▶ _What to do_
Below is a listing; print exactly its lines from the one containing "Convert this chart" down to the one containing "YAxis, CartesianGrid, ReferenceLine", both inclusive, with every picture left out.

━━━━━ Supplied data

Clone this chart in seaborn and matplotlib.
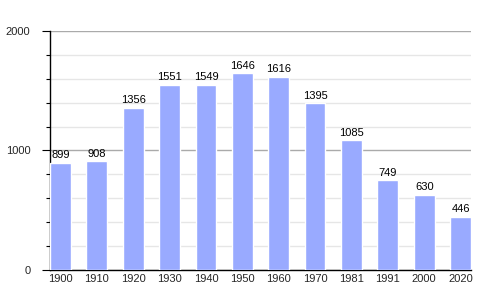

━━━━━━━━━━
━━━━━ Supplied data

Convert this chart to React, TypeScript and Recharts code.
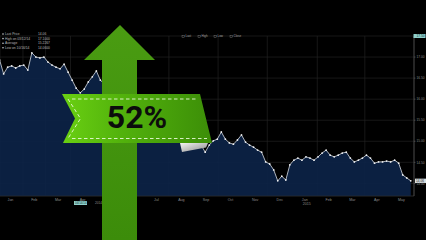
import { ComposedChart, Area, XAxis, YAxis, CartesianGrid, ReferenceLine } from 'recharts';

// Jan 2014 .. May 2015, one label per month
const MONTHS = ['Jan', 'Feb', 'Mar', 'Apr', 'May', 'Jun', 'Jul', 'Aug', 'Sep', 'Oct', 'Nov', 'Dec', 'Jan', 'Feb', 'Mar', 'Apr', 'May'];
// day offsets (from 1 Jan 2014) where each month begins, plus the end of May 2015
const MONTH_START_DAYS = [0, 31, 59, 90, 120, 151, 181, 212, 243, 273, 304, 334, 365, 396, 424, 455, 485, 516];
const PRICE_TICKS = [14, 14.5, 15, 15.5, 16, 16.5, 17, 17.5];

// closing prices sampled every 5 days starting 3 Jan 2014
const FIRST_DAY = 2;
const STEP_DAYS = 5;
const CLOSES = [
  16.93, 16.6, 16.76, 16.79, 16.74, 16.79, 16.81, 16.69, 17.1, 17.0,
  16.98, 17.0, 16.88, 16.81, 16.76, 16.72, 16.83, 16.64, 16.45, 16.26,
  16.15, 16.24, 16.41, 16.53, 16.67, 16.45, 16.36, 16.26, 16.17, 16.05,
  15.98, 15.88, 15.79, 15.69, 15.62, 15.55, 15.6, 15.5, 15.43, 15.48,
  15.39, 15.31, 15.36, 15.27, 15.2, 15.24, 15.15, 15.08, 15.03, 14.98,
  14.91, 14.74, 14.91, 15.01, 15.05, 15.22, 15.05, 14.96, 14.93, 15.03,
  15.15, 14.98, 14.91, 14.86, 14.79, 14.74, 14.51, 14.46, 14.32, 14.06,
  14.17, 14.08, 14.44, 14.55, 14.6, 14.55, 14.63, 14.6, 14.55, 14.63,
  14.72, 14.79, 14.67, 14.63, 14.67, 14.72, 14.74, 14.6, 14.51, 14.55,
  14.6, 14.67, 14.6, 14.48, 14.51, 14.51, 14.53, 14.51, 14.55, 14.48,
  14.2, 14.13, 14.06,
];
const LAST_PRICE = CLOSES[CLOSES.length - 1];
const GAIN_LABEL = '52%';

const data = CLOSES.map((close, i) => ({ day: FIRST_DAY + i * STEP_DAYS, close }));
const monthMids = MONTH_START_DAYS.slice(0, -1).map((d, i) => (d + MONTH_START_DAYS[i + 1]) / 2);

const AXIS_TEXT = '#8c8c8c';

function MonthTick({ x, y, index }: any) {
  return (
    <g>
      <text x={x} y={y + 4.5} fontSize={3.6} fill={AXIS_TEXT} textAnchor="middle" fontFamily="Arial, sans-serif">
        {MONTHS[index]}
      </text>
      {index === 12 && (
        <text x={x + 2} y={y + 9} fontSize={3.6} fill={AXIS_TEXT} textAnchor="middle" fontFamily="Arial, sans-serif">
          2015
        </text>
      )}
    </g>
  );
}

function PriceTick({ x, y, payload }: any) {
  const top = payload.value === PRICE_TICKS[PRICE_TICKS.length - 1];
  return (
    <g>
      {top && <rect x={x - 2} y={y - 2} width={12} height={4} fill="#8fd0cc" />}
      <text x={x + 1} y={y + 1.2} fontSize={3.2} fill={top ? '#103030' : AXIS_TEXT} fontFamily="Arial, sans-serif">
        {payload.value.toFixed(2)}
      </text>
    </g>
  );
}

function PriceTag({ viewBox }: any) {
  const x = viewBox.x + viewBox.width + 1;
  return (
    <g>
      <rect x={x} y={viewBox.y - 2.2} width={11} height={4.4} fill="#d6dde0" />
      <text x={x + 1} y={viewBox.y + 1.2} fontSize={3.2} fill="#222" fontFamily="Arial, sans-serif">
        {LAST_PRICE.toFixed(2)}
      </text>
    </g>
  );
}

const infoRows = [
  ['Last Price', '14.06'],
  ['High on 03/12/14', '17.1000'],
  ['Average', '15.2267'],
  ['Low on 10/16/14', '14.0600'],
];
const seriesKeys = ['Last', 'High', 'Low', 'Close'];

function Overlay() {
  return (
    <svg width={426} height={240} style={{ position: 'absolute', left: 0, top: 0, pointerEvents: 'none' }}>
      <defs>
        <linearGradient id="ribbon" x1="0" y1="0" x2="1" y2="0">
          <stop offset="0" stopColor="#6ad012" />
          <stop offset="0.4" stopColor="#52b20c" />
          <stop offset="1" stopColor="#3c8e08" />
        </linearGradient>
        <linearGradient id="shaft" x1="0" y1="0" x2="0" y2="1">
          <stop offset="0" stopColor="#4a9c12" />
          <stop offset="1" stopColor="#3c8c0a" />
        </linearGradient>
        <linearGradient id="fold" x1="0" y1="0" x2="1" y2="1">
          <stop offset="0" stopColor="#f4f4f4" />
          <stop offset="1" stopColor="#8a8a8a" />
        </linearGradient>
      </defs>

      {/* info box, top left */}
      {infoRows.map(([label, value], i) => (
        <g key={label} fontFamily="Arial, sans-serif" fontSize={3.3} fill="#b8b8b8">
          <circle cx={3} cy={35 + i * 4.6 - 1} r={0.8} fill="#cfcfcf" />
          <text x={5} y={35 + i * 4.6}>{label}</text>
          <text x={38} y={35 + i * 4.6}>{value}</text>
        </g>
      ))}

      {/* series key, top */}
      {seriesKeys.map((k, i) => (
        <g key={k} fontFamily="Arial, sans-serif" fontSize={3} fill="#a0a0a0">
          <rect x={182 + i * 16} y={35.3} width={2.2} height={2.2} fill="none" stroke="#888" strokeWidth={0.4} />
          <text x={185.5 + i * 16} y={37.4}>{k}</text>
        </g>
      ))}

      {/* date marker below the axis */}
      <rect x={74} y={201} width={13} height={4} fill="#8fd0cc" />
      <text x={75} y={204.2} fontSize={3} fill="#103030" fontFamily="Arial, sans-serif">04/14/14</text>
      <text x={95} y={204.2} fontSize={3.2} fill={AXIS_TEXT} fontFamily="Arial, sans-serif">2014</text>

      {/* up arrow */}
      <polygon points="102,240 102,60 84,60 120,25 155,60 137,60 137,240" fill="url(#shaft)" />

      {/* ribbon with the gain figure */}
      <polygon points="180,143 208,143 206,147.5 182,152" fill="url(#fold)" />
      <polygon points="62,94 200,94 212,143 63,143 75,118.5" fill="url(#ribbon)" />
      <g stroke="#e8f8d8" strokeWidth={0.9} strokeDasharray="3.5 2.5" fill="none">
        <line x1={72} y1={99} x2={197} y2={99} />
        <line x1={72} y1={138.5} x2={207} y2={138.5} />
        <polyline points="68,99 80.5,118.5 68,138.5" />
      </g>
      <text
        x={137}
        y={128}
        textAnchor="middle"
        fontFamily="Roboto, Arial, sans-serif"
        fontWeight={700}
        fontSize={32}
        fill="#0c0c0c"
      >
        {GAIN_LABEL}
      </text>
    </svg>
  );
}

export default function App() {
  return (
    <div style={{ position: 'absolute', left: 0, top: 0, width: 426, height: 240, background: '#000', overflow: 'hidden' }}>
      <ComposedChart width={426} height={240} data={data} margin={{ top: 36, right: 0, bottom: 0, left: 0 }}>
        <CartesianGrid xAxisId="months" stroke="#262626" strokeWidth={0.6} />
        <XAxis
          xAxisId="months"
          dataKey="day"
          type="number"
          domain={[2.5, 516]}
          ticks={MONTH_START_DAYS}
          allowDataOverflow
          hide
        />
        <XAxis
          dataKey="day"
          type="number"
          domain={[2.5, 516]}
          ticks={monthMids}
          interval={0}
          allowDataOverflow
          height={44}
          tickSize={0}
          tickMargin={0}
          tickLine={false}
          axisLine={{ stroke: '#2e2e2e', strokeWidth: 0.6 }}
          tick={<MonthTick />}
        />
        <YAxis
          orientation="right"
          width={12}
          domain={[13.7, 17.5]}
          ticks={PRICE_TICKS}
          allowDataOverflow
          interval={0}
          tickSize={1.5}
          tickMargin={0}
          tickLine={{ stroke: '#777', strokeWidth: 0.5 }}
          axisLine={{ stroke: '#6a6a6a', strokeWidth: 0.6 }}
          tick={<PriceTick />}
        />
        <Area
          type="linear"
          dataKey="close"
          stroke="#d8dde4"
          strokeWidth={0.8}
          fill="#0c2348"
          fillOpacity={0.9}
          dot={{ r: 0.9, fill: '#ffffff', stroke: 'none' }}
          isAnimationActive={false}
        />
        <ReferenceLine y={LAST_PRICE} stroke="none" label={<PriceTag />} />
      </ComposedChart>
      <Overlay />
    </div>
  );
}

━━━━━━━━━━

▶ _Exercise solution_
Convert this chart to React, TypeScript and Recharts code.
import { ComposedChart, Area, XAxis, YAxis, CartesianGrid, ReferenceLine } from 'recharts';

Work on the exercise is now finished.